THE REQUEST :: Can you output, word for word, the lines between the one holding "Rebuild this chart" and the one holding "import * as", inclusive, leaving out any pictures?

MATERIALS PROVIDED ::
───
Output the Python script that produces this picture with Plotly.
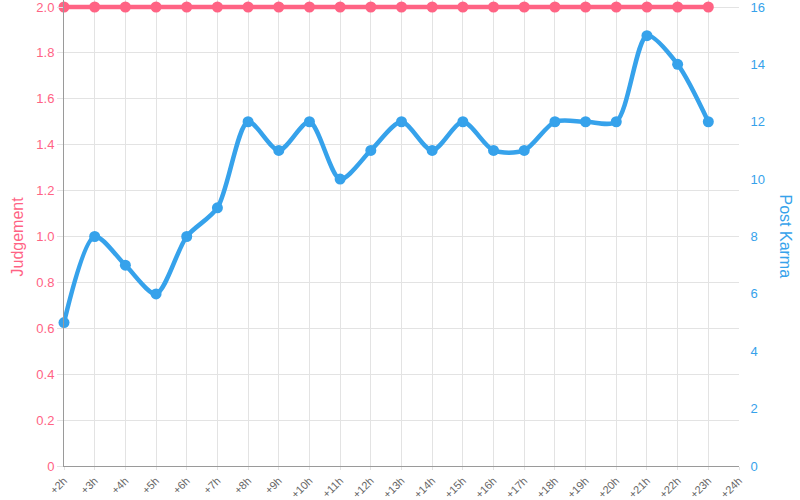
import plotly.graph_objects as go

hours = ["+2h", "+3h", "+4h", "+5h", "+6h", "+7h", "+8h", "+9h", "+10h", "+11h", "+12h",
         "+13h", "+14h", "+15h", "+16h", "+17h", "+18h", "+19h", "+20h", "+21h", "+22h",
         "+23h", "+24h"]
judgement = [2.0] * 22
post_karma = [5, 8, 7, 6, 8, 9, 12, 11, 12, 10, 11, 12, 11, 12, 11, 11, 12, 12, 12, 15, 14, 12]
left_ticks = [0, 0.2, 0.4, 0.6, 0.8, 1.0, 1.2, 1.4, 1.6, 1.8, 2.0]
left_labels = ["0", "0.2", "0.4", "0.6", "0.8", "1.0", "1.2", "1.4", "1.6", "1.8", "2.0"]
right_ticks = [0, 2, 4, 6, 8, 10, 12, 14, 16]

PINK = "#ff6384"
BLUE = "#36a2eb"
GRID = "#e3e3e3"
FONT = "Liberation Sans, Arial, sans-serif"

PLOT_H = 466.0          # height of the plot box (t=0, b=34)
TOP_PAD = 7.0           # pixels above the 2.0 line in the reference
FRAC = (PLOT_H - TOP_PAD) / PLOT_H
Y_MAX = max(left_ticks)
K_MAX = max(right_ticks)

fig = go.Figure()
fig.add_trace(go.Scatter(
    x=hours[:len(post_karma)], y=post_karma, name="Post Karma", yaxis="y2",
    mode="lines+markers", line=dict(color=BLUE, width=4.5, shape="spline", smoothing=0.8),
    marker=dict(color=BLUE, size=11), cliponaxis=False))
fig.add_trace(go.Scatter(
    x=hours[:len(judgement)], y=judgement, name="Judgement", yaxis="y",
    mode="lines+markers", line=dict(color=PINK, width=4.5, shape="spline", smoothing=0.8),
    marker=dict(color=PINK, size=11), cliponaxis=False))

fig.update_layout(
    width=800, height=500,
    margin=dict(l=64, r=61, t=0, b=34, autoexpand=False),
    paper_bgcolor="white", plot_bgcolor="white",
    showlegend=False,
    font=dict(family=FONT, size=12, color="#666"),
    xaxis=dict(type="category", categoryorder="array", categoryarray=hours,
               tickmode="array", tickvals=hours, ticktext=hours,
               range=[0, len(hours) - 1], tickangle=-45, automargin=False,
               showgrid=True, gridcolor=GRID, gridwidth=1,
               showline=True, linecolor="#9a9a9a", linewidth=1,
               ticks="outside", ticklen=3, tickcolor=GRID,
               tickfont=dict(size=11, color="#666"), zeroline=False,
               ticklabeloverflow="allow"),
    yaxis=dict(range=[0, Y_MAX / FRAC], tickmode="array", tickvals=left_ticks, ticktext=left_labels,
               automargin=False,
               showgrid=True, gridcolor=GRID, gridwidth=1,
               showline=True, linecolor="#9a9a9a", linewidth=1,
               ticks="outside", ticklen=6, tickcolor=GRID,
               tickfont=dict(size=13, color=PINK), zeroline=False,
               ticklabeloverflow="allow"),
    yaxis2=dict(range=[0, K_MAX / FRAC], tickmode="array", tickvals=right_ticks,
                overlaying="y", side="right", automargin=False,
                showgrid=False, showline=False, zeroline=False,
                ticks="outside", ticklen=8, tickcolor="rgba(0,0,0,0)",
                tickfont=dict(size=13, color=BLUE),
                ticklabeloverflow="allow"),
    annotations=[
        dict(text="Judgement", xref="paper", yref="paper", x=(17 - 64) / 675, y=FRAC / 2,
             xanchor="center", yanchor="middle", textangle=-90, showarrow=False,
             font=dict(size=16, color=PINK, family=FONT)),
        dict(text="Post Karma", xref="paper", yref="paper", x=1 + 46 / 675, y=FRAC / 2,
             xanchor="center", yanchor="middle", textangle=90, showarrow=False,
             font=dict(size=16, color=BLUE, family=FONT)),
    ],
)

fig.write_html("out.html", config={"displayModeBar": False},
               post_script="document.body.style.margin='0';document.body.style.padding='0';document.body.style.overflow='hidden';")
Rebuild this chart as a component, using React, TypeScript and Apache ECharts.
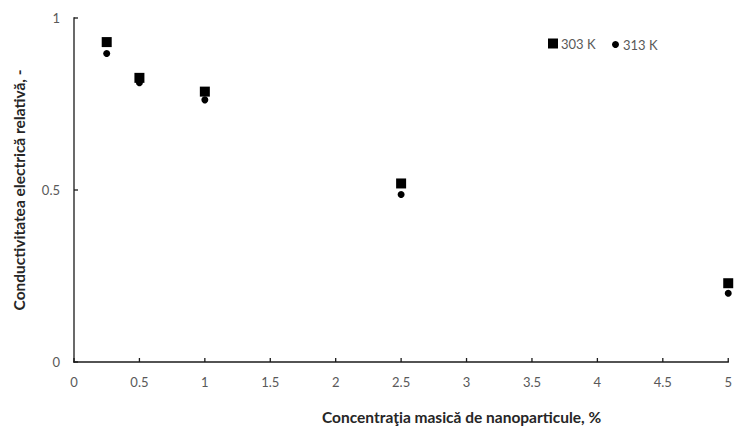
import React, { useEffect, useRef } from "react";
import * as echarts from "echarts";

// Mass concentration of nanoparticles (%)
const concentrations = [0.25, 0.5, 1, 2.5, 5];
// Relative electrical conductivity at each temperature
const values303K = [0.93, 0.826, 0.786, 0.519, 0.229];
const values313K = [0.897, 0.812, 0.762, 0.487, 0.2];
const seriesNames = ["303 K", "313 K"];

// Axis tick positions
const xTicks = [0, 0.5, 1, 1.5, 2, 2.5, 3, 3.5, 4, 4.5, 5];
const yTicks = [0, 0.5, 1];

const FONT = "Lato, 'Open Sans', sans-serif";
const TICK_COLOR = "#595959";
const AXIS_COLOR = "#1a1a1a";
const TITLE_COLOR = "#262626";

export default function App() {
  const ref = useRef<HTMLDivElement>(null);

  useEffect(() => {
    if (!ref.current) return;
    const chart = echarts.init(ref.current, undefined, { renderer: "svg" });
    const pairs = (ys: number[]) => concentrations.map((x, i) => [x, ys[i]]);

    const xMin = xTicks[0];
    const xMax = xTicks[xTicks.length - 1];
    const yMin = yTicks[0];
    const yMax = yTicks[yTicks.length - 1];

    // Axis frame with inward ticks, drawn as thin filled bars through the cartesian scales
    const renderAxes = (_params: any, api: any) => {
      const origin = api.coord([xMin, yMin]);
      const xEnd = api.coord([xMax, yMin]);
      const yEnd = api.coord([xMin, yMax]);
      const w = 1.3;
      const fill = { fill: AXIS_COLOR };
      const children: any[] = [
        { type: "rect", shape: { x: origin[0] - w / 2, y: origin[1] - w / 2, width: xEnd[0] - origin[0] + w, height: w }, style: fill },
        { type: "rect", shape: { x: origin[0] - w / 2, y: yEnd[1] - w / 2, width: w, height: origin[1] - yEnd[1] + w }, style: fill },
      ];
      xTicks.forEach((t) => {
        const p = api.coord([t, yMin]);
        children.push({ type: "rect", shape: { x: p[0] - w / 2, y: p[1] - 4, width: w, height: 4 }, style: fill });
      });
      yTicks.forEach((t) => {
        const p = api.coord([xMin, t]);
        children.push({ type: "rect", shape: { x: p[0], y: p[1] - w / 2, width: 4, height: w }, style: fill });
      });
      return { type: "group", children };
    };

    chart.setOption({
      animation: false,
      grid: { left: 74, right: 6, top: 18, bottom: 71 },
      xAxis: {
        type: "value",
        min: xMin,
        max: xMax,
        interval: 0.5,
        axisLine: { show: false },
        axisTick: { show: false },
        splitLine: { show: false },
        axisLabel: { color: TICK_COLOR, fontFamily: FONT, fontSize: 13, margin: 13 },
      },
      yAxis: {
        type: "value",
        min: yMin,
        max: yMax,
        interval: 0.5,
        name: "Conductivitatea electrică relativă, -",
        nameLocation: "middle",
        nameGap: 47,
        nameTextStyle: { color: TITLE_COLOR, fontFamily: FONT, fontSize: 15.5, fontWeight: "bold" },
        axisLine: { show: false },
        axisTick: { show: false },
        splitLine: { show: false },
        axisLabel: { color: TICK_COLOR, fontFamily: FONT, fontSize: 13, margin: 14 },
      },
      graphic: [
        {
          type: "text",
          left: 322,
          top: 409,
          style: {
            text: "Concentraţia masică de nanoparticule, %",
            fill: TITLE_COLOR,
            font: `bold 15.5px ${FONT}`,
          },
        },
      ],
      legend: [
        {
          data: [{ name: seriesNames[0], icon: "rect" }],
          left: 548,
          top: 37,
          itemWidth: 10,
          itemHeight: 10,
          itemGap: 4,
          padding: 0,
          textStyle: { color: TICK_COLOR, fontFamily: FONT, fontSize: 13, padding: [0, 0, 0, -2] },
          selectedMode: false,
        },
        {
          data: [{ name: seriesNames[1], icon: "circle" }],
          left: 612,
          top: 38,
          itemWidth: 7,
          itemHeight: 7,
          padding: 0,
          textStyle: { color: TICK_COLOR, fontFamily: FONT, fontSize: 13, padding: [0, 0, 0, -1] },
          selectedMode: false,
        },
      ],
      series: [
        {
          type: "custom",
          renderItem: renderAxes,
          data: [[xMin, yMin]],
          clip: false,
          silent: true,
          z: 1,
        },
        {
          name: seriesNames[0],
          type: "scatter",
          symbol: "rect",
          symbolSize: 10,
          clip: false,
          itemStyle: { color: "#000000", opacity: 1 },
          data: pairs(values303K),
          z: 2,
        },
        {
          name: seriesNames[1],
          type: "scatter",
          symbol: "circle",
          symbolSize: 7,
          clip: false,
          itemStyle: { color: "#000000", opacity: 1 },
          data: pairs(values313K),
          z: 3,
        },
      ],
    });

    return () => chart.dispose();
  }, []);

  return <div ref={ref} style={{ width: 735, height: 433, position: "absolute", left: 0, top: 0 }} />;
}
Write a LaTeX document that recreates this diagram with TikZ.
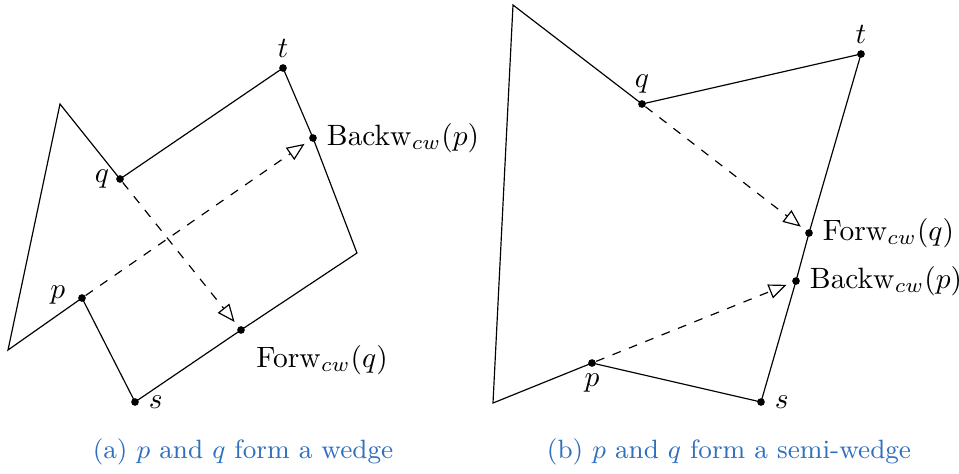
\documentclass[tikz,border=0pt]{standalone}
\usepackage{amsmath}
\usepackage{tikz}
\usetikzlibrary{arrows.meta,positioning}
\definecolor{capblue}{RGB}{48,112,190}
\tikzset{
  pt/.style={circle, fill=black, inner sep=0pt, minimum size=2.6pt},
  lbl/.style={inner sep=1pt},
  warr/.style={-{Triangle[open,length=6pt,width=5pt]}, dashed, shorten >=2pt},
  captxt/.style={text=capblue, font=\small},
}
\begin{document}
\begin{tikzpicture}[x=0.34pt, y=-0.34pt, node distance=1pt]
\useasboundingbox (0,0) rectangle (959,473);

% WEDGE
\coordinate (a1) at (8,350);
\coordinate (a2) at (60,104);
\coordinate (a3) at (357,253);
\node[pt] (qa) at (120,179) {};
\node[pt] (ta) at (283,68) {};
\node[pt] (ba) at (313,138) {};
\node[pt] (fa) at (241,330) {};
\node[pt] (sa) at (135,402) {};
\node[pt] (pa) at (82,298) {};
\draw (a1) -- (a2) -- (qa.center) -- (ta.center) -- (ba.center) -- (a3)
  -- (fa.center) -- (sa.center) -- (pa.center) -- cycle;
\draw[warr] (pa) -- (ba);
\draw[warr] (qa) -- (fa);
\node[lbl, left=1pt of qa] (qal) {$q$};
\node[lbl, above=1pt of ta] (tal) {$t$};
\node[lbl, right=2pt of ba] (bal) {$\mathrm{Backw}_{cw}(p)$};
\node[lbl, below right=3pt and 3pt of fa] (fal) {$\mathrm{Forw}_{cw}(q)$};
\node[lbl, right=2pt of sa] (sal) {$s$};
\node[lbl, left=3pt of pa, yshift=1pt] (pal) {$p$};
\node[captxt] (capa) at (243,452) {(a) $p$ and $q$ form a wedge};

% SEMI-WEDGE
\coordinate (b1) at (493,403);
\coordinate (b2) at (513,5);
\node[pt] (qb) at (642,104) {};
\node[pt] (tb) at (861,54) {};
\node[pt] (fb) at (809,233) {};
\node[pt] (bb) at (796,281) {};
\node[pt] (sb) at (761,402) {};
\node[pt] (pb) at (592,363) {};
\draw (b1) -- (b2) -- (qb.center) -- (tb.center) -- (fb.center) -- (bb.center)
  -- (sb.center) -- (pb.center) -- cycle;
\draw[warr] (qb) -- (fb);
\draw[warr] (pb) -- (bb);
\node[lbl, above=1pt of qb] (qbl) {$q$};
\node[lbl, above=1pt of tb] (tbl) {$t$};
\node[lbl, right=2pt of fb] (fbl) {$\mathrm{Forw}_{cw}(q)$};
\node[lbl, right=2pt of bb] (bbl) {$\mathrm{Backw}_{cw}(p)$};
\node[lbl, right=2pt of sb] (sbl) {$s$};
\node[lbl, below=1pt of pb] (pbl) {$p$};
\node[captxt] (capb) at (729,452) {(b) $p$ and $q$ form a semi-wedge};

\end{tikzpicture}
\end{document}
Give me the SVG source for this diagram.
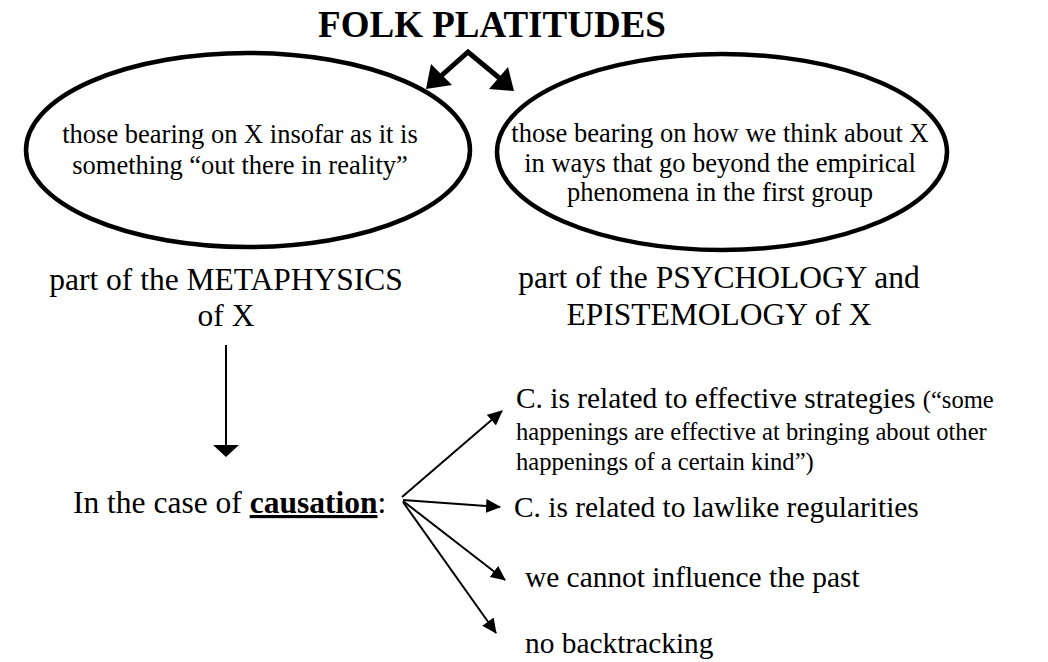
───
SOLUTION FOR THIS TASK ::
Rebuild this chart as a component, using React, TypeScript and Apache ECharts.
import React, { useEffect, useRef } from "react";
import * as echarts from "echarts";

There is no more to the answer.